I compressed the following message: "ababcbababaaaaaaa" using LZW compression algorithm.
With a=1;b=2;c=3 i get the following message : "1 2 4 3 5 8 1 10 11 1", which matches the result my professor got in our exercise notes.
However, when i try decompressing the message, i get the following sequence of events:
Current: a ; Next: b ; Output: a ; AddToDict: ab=4;
Current: b ; Next: a ; Output: b ; AddToDict: ba=5;
Current: ab ; Next: c ; Output: ab ; AddToDict: abc=6;
Current: c ; Next: ba ; Output: c ; AddToDict: cb=7;
Current: ba ; Next: 8? ; Output: ? ; AddToDict: ?;
As you can see, my issue is that i dont have 8(which is supposed to be "bab") in the dictionary yet.
What am i doing wrong?
The complete dictionary gained from compression is
(1=a;2=b;3=c;4=ab;5=ba;6=abc;7=cb;8=bab;9=baba;10=aa;11=aaa;12=aaaa)

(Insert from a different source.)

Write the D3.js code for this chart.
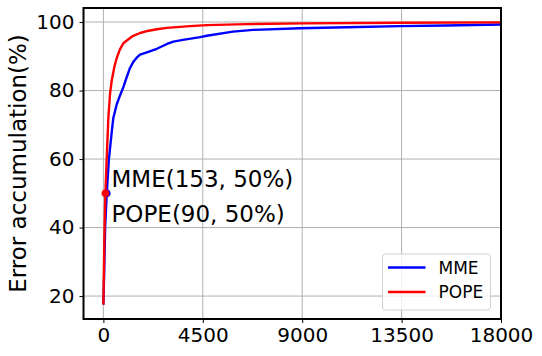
<!DOCTYPE html>
<html>
<head>
<meta charset="utf-8">
<script src="https://cdn.jsdelivr.net/npm/d3@7"></script>
<style>
  body { margin: 0; background: #fff; }
  svg { display: block; font-family: "DejaVu Sans", sans-serif; }
</style>
</head>
<body>
<div id="chart"></div>
<script>
// cumulative error curves
const mmeX = [0, 40, 80, 153, 250, 380, 450, 605, 750, 905, 1060, 1200, 1350, 1510, 1660, 2000, 2420, 2880, 3170, 3600, 4380, 4680, 5870, 6780, 8900, 11000, 13430, 15500, 18000];
const mmeY = [17.5, 28, 40, 50, 60, 68, 72, 76, 78.5, 81, 84, 86.5, 88.3, 89.6, 90.5, 91.2, 92.2, 93.6, 94.3, 94.8, 95.6, 96.0, 97.2, 97.7, 98.2, 98.5, 98.8, 99.0, 99.3];
const popeX = [0, 30, 60, 90, 150, 225, 300, 380, 500, 605, 750, 905, 1060, 1300, 1660, 2000, 2420, 2870, 3920, 4680, 6500, 9000, 13500, 18000];
const popeY = [17.5, 30, 42, 50, 60, 72, 79, 83, 87, 89.5, 92, 93.8, 94.6, 95.8, 96.8, 97.4, 97.9, 98.3, 98.8, 99.1, 99.4, 99.6, 99.8, 99.9];

const seriesNames = ['MME', 'POPE'];
const seriesColors = ['#0000ff', '#ff0000'];
const halfPoints = [[153, 50], [90, 50]];
const annotations = ['MME(153, 50%)', 'POPE(90, 50%)'];

const xTicks = [0, 4500, 9000, 13500, 18000];
const yTicks = [20, 40, 60, 80, 100];

const W = 542, H = 356;
const margin = {top: 8, right: 41, bottom: 37, left: 83.5};
const width = W - margin.left - margin.right,
    height = H - margin.top - margin.bottom;

const x = d3.scaleLinear().domain([-900, 18000]).range([0, width]);
const y = d3.scaleLinear().domain([13.3, 104.1]).range([height, 0]);

const svg = d3.select('#chart').append('svg')
    .attr('width', W)
    .attr('height', H);

svg.append('defs').append('clipPath').attr('id', 'clip')
    .append('rect').attr('width', width).attr('height', height);

const main = svg.append('g')
    .attr('transform', 'translate(' + margin.left + ',' + margin.top + ')');

// grid
main.append('g').selectAll('line')
    .data(xTicks).enter().append('line')
    .attr('x1', d => x(d)).attr('x2', d => x(d))
    .attr('y1', 0).attr('y2', height)
    .attr('stroke', '#b0b0b0').attr('stroke-width', 1);
main.append('g').selectAll('line')
    .data(yTicks).enter().append('line')
    .attr('x1', 0).attr('x2', width)
    .attr('y1', d => y(d)).attr('y2', d => y(d))
    .attr('stroke', '#b0b0b0').attr('stroke-width', 1);

// curves
const series = [
    mmeX.map((v, i) => [v, mmeY[i]]),
    popeX.map((v, i) => [v, popeY[i]])
];
const line = d3.line().x(d => x(d[0])).y(d => y(d[1]));
const plot = main.append('g').attr('clip-path', 'url(#clip)');
series.forEach((pts, i) => {
    plot.append('path')
        .datum(pts)
        .attr('d', line)
        .attr('fill', 'none')
        .attr('stroke', seriesColors[i])
        .attr('stroke-width', 2.4)
        .attr('stroke-linejoin', 'round');
});

// 50% markers
halfPoints.forEach((p, i) => {
    main.append('circle')
        .attr('cx', x(p[0])).attr('cy', y(p[1]))
        .attr('r', 3.8)
        .attr('fill', seriesColors[i]);
});

main.selectAll('text.ann')
    .data(annotations).enter().append('text')
    .attr('class', 'ann')
    .attr('x', 28)
    .attr('y', (d, i) => y(50) - 6.5 + i * 35)
    .attr('font-size', 23)
    .attr('fill', '#000')
    .text(d => d);

// axes
const xAxis = d3.axisBottom(x).tickValues(xTicks).tickFormat(d3.format('d')).tickSize(4).tickPadding(5);
const yAxis = d3.axisLeft(y).tickValues(yTicks).tickFormat(d3.format('d')).tickSize(4).tickPadding(5);

const gx = main.append('g')
    .attr('transform', 'translate(0,' + height + ')')
    .call(xAxis);
const gy = main.append('g').call(yAxis);

[gx, gy].forEach(g => {
    g.select('.domain').remove();
    g.selectAll('.tick line').attr('stroke', '#000').attr('stroke-width', 1);
    g.selectAll('.tick text')
        .attr('font-size', 20)
        .attr('font-family', '"DejaVu Sans", sans-serif')
        .attr('fill', '#000');
});

// frame
main.append('rect')
    .attr('width', width).attr('height', height)
    .attr('fill', 'none')
    .attr('stroke', '#000')
    .attr('stroke-width', 2);

// y label
svg.append('text')
    .attr('transform', 'translate(26,' + (margin.top + height / 2) + ') rotate(-90)')
    .attr('text-anchor', 'middle')
    .attr('font-size', 23)
    .text('Error accumulation(%)');

// legend
const lg = main.append('g')
    .attr('transform', 'translate(' + (width - 118.5) + ',' + (height - 65) + ')');
lg.append('rect')
    .attr('width', 108).attr('height', 56)
    .attr('rx', 3)
    .attr('fill', '#fff').attr('fill-opacity', 0.8)
    .attr('stroke', '#d0d0d0');
seriesNames.forEach((name, i) => {
    const row = lg.append('g').attr('transform', 'translate(0,' + (13.5 + i * 24.5) + ')');
    row.append('line')
        .attr('x1', 5.5).attr('x2', 43)
        .attr('stroke', seriesColors[i]).attr('stroke-width', 2.4);
    row.append('text')
        .attr('x', 56).attr('y', 6)
        .attr('font-size', 17)
        .text(name);
});
</script>
</body>
</html>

You should be careful! The first column is the "current sequence", but the second column is the "next character" (not the "next sequence"). Hence, you have a mistake when writing "next: ba". By the way, up to the the last row is correct:
Current: ba ; Next: b ; Output: ba ; AddToDict: bab = 8; // here is 5
Current: bab ; Next: a ; Output: bab ; AddToDict: baba = 9; // here you can find 8
Current: a ; Next: a ; Output: a ; AddToDict: aa = 10; // here is 1
Current: aa ; Next: a ; Output: aa ; AddToDict: aaa = 11; // here is 10
Current: aaa ; Next: a ; Output: aaa ; AddToDict: aaaa = 12; // here is 11
Current: a ; Next: # ; Output: a ; # // here is 1